Any reticence to do so is understandable. JWST, the top-priority flagship mission from the 2000 decadal survey, is years behind schedule and billions over budget, including problems announced last year that caused the telescope to break its $8 billion cost cap and delay its launch to the spring of 2021.
Last week, the House Appropriations Committee released a new package of fiscal year 2019 spending bills, based on negotiations with the Senate, in an effort to end the month-long partial government shutdown. The report accompanying the bill offered harsh words for JWST. “There is profound disappointment with both NASA and its contractors regarding mismanagement, complete lack of careful oversight, and overall poor basic workmanship on JWST,” the report stated. “NASA and its commercial partners seem to believe that congressional funding for this project and other development efforts is an entitlement, unaffected by failures to stay on schedule or within budget.”
The bill does give NASA the requested amount for JWST, a little more than $300 million, and increases the cost cap by $800 million to accommodate the latest overrun. But that came with a warning as well: “NASA should strictly adhere to this cap or, under this agreement, JWST will have to find cost savings or cancel the mission.”
WFIRST, the top flagship mission from the 2010 decadal survey, has also faced its budget problems, including an effort to get its cost below $3.2 billion. It had its own near-death experience last year when NASA’s 2019 budget proposal proposed cancelling the mission. Congress, though, rejected that call, and the latest House bill would give it $312 million for 2019, while warning it to remain within its cost cap.
NASA last year asked the study teams for the four proposed flagship missions to cut costs. In a June memo, Paul Hertz, director of NASA’s astrophysics division, told the HabEx, Lynx, and Origins team to aim for a cost of no more than $5 billion for their revised concepts. (LUVOIR was not given a specific cost cap, instead working on the LUVOIR-B concept that was the smallest version of the mission that could still achieve its science goals.)

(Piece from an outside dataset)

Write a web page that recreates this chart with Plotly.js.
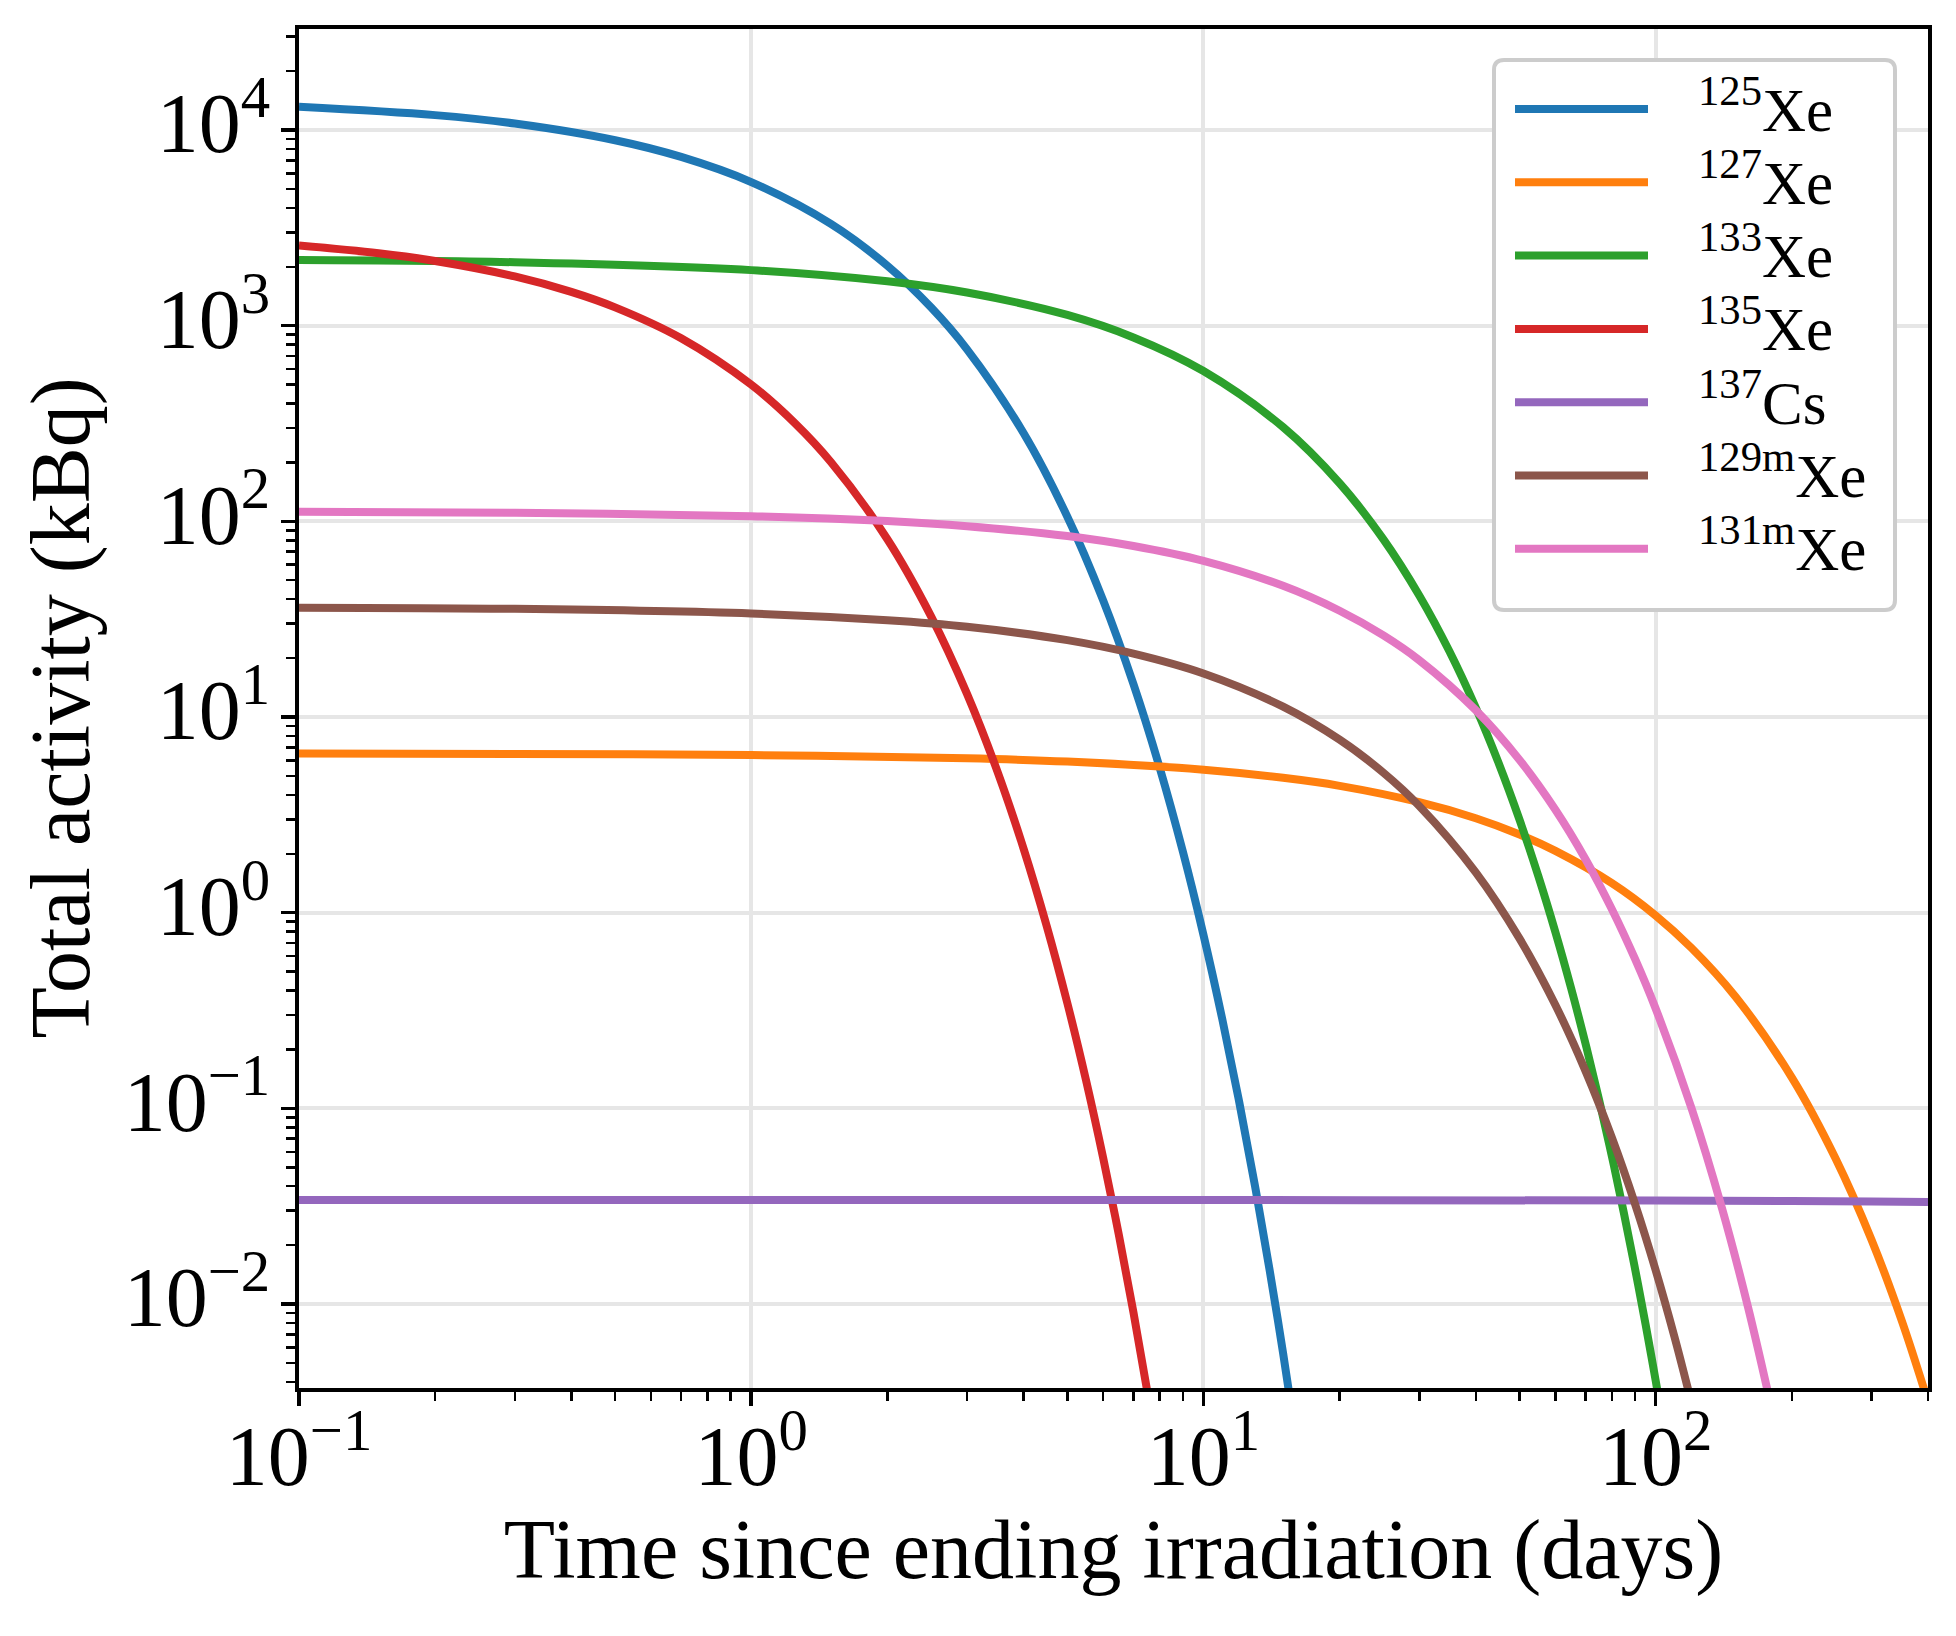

“This is responsive to Decadal Survey best practices of providing a range of scientific scope for large mission concepts considered by Decadal Survey Committees,” Hertz wrote in his memo directing the smaller mission concepts. He added he wasn’t looking for “conservative” missions, per se. The goal, he wrote, “is to provide the Decadal Survey with a range of possibilities to inform their recommendations of a compelling astrophysics program for the next decade.”
The study teams, besides working on alternative concepts, have worked to get as far ahead on their designs as possible, identifying any key technologies or other issues as early as possible to avoid any problems down the road that would cause cost and schedule issues. Those studies are far more detailed than for earlier flagships, like JWST, at the same stage of consideration.
“Each one of these studies today has done far more than any mission concept study at this level of development in NASA’s history,” said O’Meara. “We are doing our homework, we are doing it well, and we’re doing it right.”
The Astro2020 committee will also be keeping costs in mind. Harrison, speaking at a town hall about the survey at the conference, said there will be “decision rules” about how to proceed “that accommodate a range of budgetary realities,” she said.
“We tend to be bullish” about the future, Kennicott, the other co-chair, said. “We want to be bold in our vision but, of course, we have to be realistic. We can’t recommend everything.”
Being bold won’t be a problem with the space telescope concepts under study. The realistic part will be trying to find a way for paying for whatever Astro2020 recommends, and seeing how long it takes for that concept to become reality.